Mais quand les Théosophes, quand Jacques Bœhm, Swedenborg et leurs disciples, s’élançant dans le monde invisible et roulant dans le vague, prétendent enrichir leurs itinéraires d’une carte exacte de ces régions inconnues, en rédiger une sorte de statistique, tracer le tableau de correspondance entre les objets sublunaires et le monde intellectuel, et dévoiler les secrets de la nature ; ici commencent les aberrations : la divergence de leurs systèmes en offre la preuve complète.

« Ces aberrations, surtout des philosophes modernes, anticipent sur la notice abrégée que sans doute le lecteur attend des théosophes, qui, dans les XVIe et XVIIe siècles, ont amené la filiation de leur secte dans le XVIIIe et jusqu’à l’époque actuelle.

[En Angleterre, Élisabeth Berton, vulgairement appelée la sainte fille de Kent sous Henri VIII, dont elle censurait le divorce, fut exécutée à Tyburne en 1534. Un autre illuminé, sous Élisabeth, fut de même envoyé au supplice ; Jacques Naylor, sous Cromwel, fut condamné au pilori, à la prison, pour avoir soutenu que Jésus-Christ résidait en lui.

[Le nord de l’Europe abondait en extravagants de tous les genres. Autrefois Montan s’était dit l’esprit de Dieu, Ménandre le sauveur du monde, Manès le paraclet.

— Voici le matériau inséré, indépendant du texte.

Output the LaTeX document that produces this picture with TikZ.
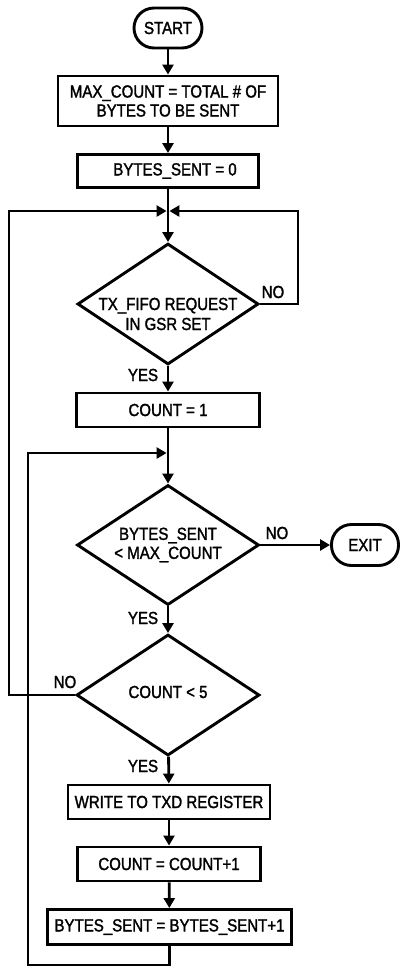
\documentclass[tikz,border=0pt]{standalone}
\usepackage{fontspec}
\setmainfont{Liberation Sans}[FakeStretch=0.86,FakeBold=1.6]
\usetikzlibrary{arrows.meta,shapes.geometric}
\begin{document}
\begin{tikzpicture}[x=1bp,y=-1bp,
  font=\fontsize{17.5bp}{19bp}\selectfont,
  line/.style={line width=2.8bp},
  arr/.style={line width=2.8bp,-{Triangle[length=10bp,width=11bp]}},
  box/.style={draw,line width=2.9bp,rectangle,inner sep=0pt,align=center},
  term/.style={draw,line width=2.9bp,rectangle,rounded corners=20bp,inner sep=0pt},
  dia/.style={draw,line width=2.9bp,diamond,inner sep=0pt},
  lbl/.style={inner sep=0pt}]
\useasboundingbox (0,0) rectangle (403,968);
% nodes
\node[term,minimum width=68bp,minimum height=40bp] (start) at (168,28) {START};
\node[box,minimum width=220bp,minimum height=50bp] (b1) at (168,101) {MAX\_COUNT = TOTAL \# OF\\BYTES TO BE SENT};
\node[box,minimum width=181bp,minimum height=33bp] (b2) at (168,171) {\hspace{14bp}BYTES\_SENT = 0};
\node[dia,minimum width=181bp,minimum height=121bp] (d1) at (168,304) {};
\node[lbl,align=center,font=\fontsize{17.5bp}{20bp}\selectfont] (t1) at (168,314) {TX\_FIFO REQUEST\\IN GSR SET};
\node[box,minimum width=183bp,minimum height=34bp] (b3) at (168,410) {COUNT = 1};
\node[dia,minimum width=182bp,minimum height=120bp] (d2) at (168,545) {};
\node[lbl,align=center] (t2) at (168,545) {BYTES\_SENT\\< MAX\_COUNT};
\node[term,minimum width=67bp,minimum height=41bp] (exit) at (365,545) {EXIT};
\node[dia,minimum width=183bp,minimum height=121bp] (d3) at (168,695) {};
\node[lbl] (t3) at (168,692) {COUNT < 5};
\node[box,minimum width=202bp,minimum height=34bp] (b4) at (169,802) {WRITE TO TXD REGISTER};
\node[box,minimum width=183bp,minimum height=34bp] (b5) at (169,864) {COUNT = COUNT+1};
\node[box,minimum width=244bp,minimum height=35bp] (b6) at (169.5,927) {BYTES\_SENT = BYTES\_SENT+1};
% labels
\node[lbl] (no1) at (273,292) {NO};
\node[lbl] (yes1) at (143,375) {YES};
\node[lbl] (no2) at (277,533) {NO};
\node[lbl] (yes2) at (143,618) {YES};
\node[lbl] (no3) at (65,682) {NO};
\node[lbl] (yes3) at (143,766) {YES};
% junction coordinates
\coordinate (j1) at (168,211);
\coordinate (j2) at (168,453);
\coordinate (rloop) at (298,211);
\coordinate (lloop) at (9,211);
\coordinate (bl) at (28,965);
% connectors
\draw[arr] (start) -- (b1);
\draw[arr] (b1) -- (b2);
\draw[arr] (b2) -- (d1);
\draw[arr,shorten >=1.4bp] (d1.east) -| (rloop) -- (j1);
\draw[arr,shorten >=1.4bp] (d3.west) -| (lloop) -- (j1);
\draw[arr] (d1) -- (b3);
\draw[arr] (b3) -- (d2);
\draw[arr] (d2) -- (exit);
\draw[arr] (d2) -- (d3);
\draw[arr] (d3) -- (b4);
\draw[arr] (b4) -- (b5);
\draw[arr] (b5) -- (b6);
\draw[arr,shorten >=1.4bp] (b6.south) |- (bl) |- (j2);
\end{tikzpicture}
\end{document}
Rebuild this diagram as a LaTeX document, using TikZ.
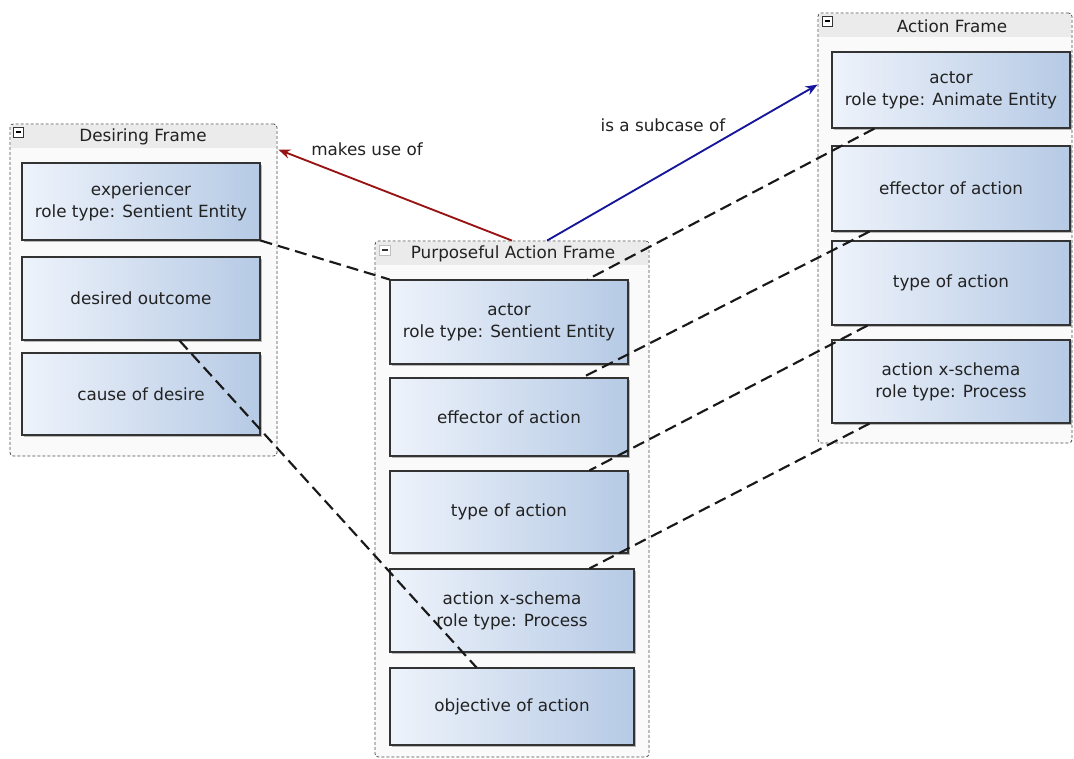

David George, mort en 1596, se dit le Christ, le Messie.

[Weigel, vanté par Boehm, assurait que de toute éternité, Marie avait été conçue par le Saint-Esprit; Jésus-Christ avait deux corps, les anges avaient été créés pour être égaux à Dieu ; il révoquait en doute les merveilles opérées par Moïse et Élie.

[Jean Bannier condamnait le mariage comme étant le fruit prohibé dans le Paradis terrestre.

[Koller, mort en 1547 publia son fameux ouvrage Lux in tenebris. Un ange lui avait apparu sous une forme humaine, peut-être celui-là même qui dernièrement visitait un paysan de la Beauce.

Jean Rolh, qui se croyait destiné à détruire les rois impies, attendait de sa femme un fils qui, par ses miracles, établirait la cinquième monarchie.

[Drabicius, dont les rêveries ont été publiées par Comenius en 1657, fut condamné à mort en 1671, comme coupable de lèse-majesté divine et humaine.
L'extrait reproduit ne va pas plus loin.